Macedonia jails 33 men over deadly shootout

Skopje (AFP) –


A Macedonian court on Thursday handed lengthy jail terms, including seven life sentences, to 33 ethnic Albanian men over a shootout with police in 2015 that left 18 people dead.

Eight police officers and 10 gunmen were killed and dozens injured in the murky clashes, which erupted in the ethnically-mixed northern town of Kumanovo near the border with Kosovo.

The two-day shootout in May 2015 was the worst unrest in Macedonia since an Albanian insurgency in 2001, which ended with a deal providing greater rights for the minority group.

Twenty-nine men were convicted of terror charges for attacking the police in Kumanovo with weapons stolen a month earlier from a mountainous village police station.

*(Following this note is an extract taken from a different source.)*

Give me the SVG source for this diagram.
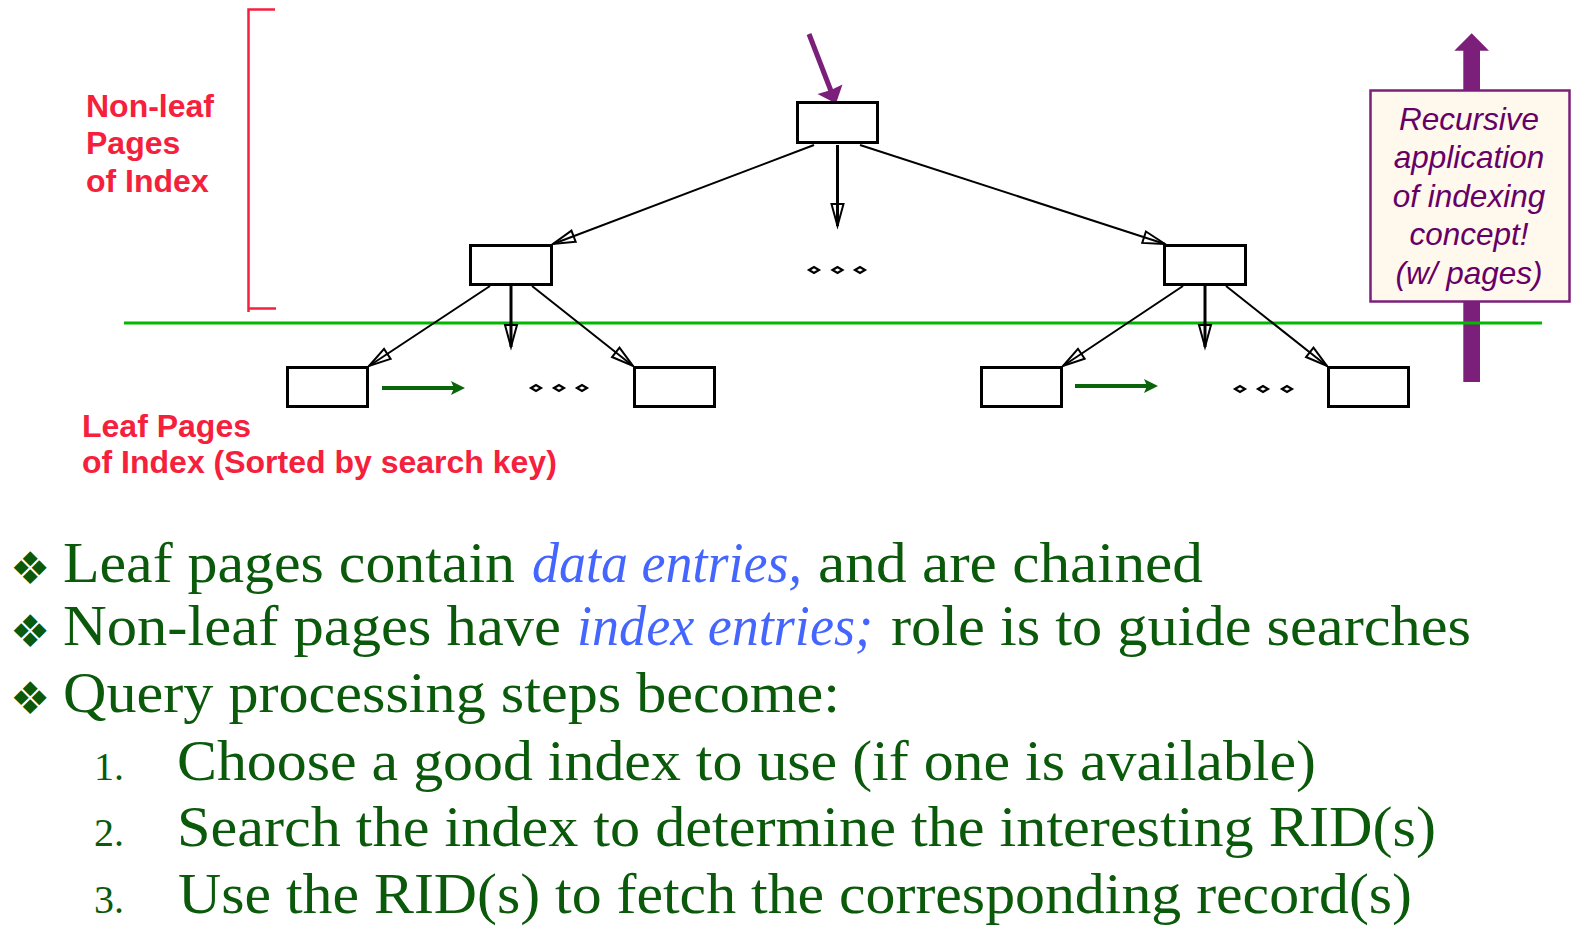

The men, mostly from Kosovo and Macedonia, denied the charges when the trial opened last year and said they acted in self-defence.

Another four were found guilty of aiding the armed group, while four more suspected accomplices were acquitted.

Seven of those convicted were handed life sentences and the others received between 12 and 40 years each.

"These are serious criminal acts for which the prosecutor has submitted evidence showing that the accused committed them," judge Verka Petkovska told the courtroom in Skopje.

- Set-up allegations -

The shootout took place at a time of political turmoil in Macedonia, with mass rival protests in the capital Skopje after the government of conservative premier Nikola Gruevski -- since ousted -- was accused of mass wire-tapping.

Some ethnic Albanians and political opponents suspected Gruevski's government of having a hand in the unrest to divert attention from the political crisis, which it strongly denied.

Defence lawyer Naser Raufi said after the verdict that he did not expect such heavy sentences, alleging that the shootout was "a case orchestrated by the secret services" and calling for an independent investigation.

Security was heavy in Skopje and the atmosphere tense in the courtroom as the verdict was delivered.

A number of the defendants were removed from the courtroom for chanting about avenging the victims and a "Greater Albania", according to an AFP reporter at the scene.

After the shootout occurred, several thousand people attended the funeral in Kosovo of eight of the killed gunmen, who also fought in Kosovo's war pitting ethnic Albanian rebels against Serb forces in the late 1990s.

Ethnic Albanians account for about a quarter of Macedonia's two million people.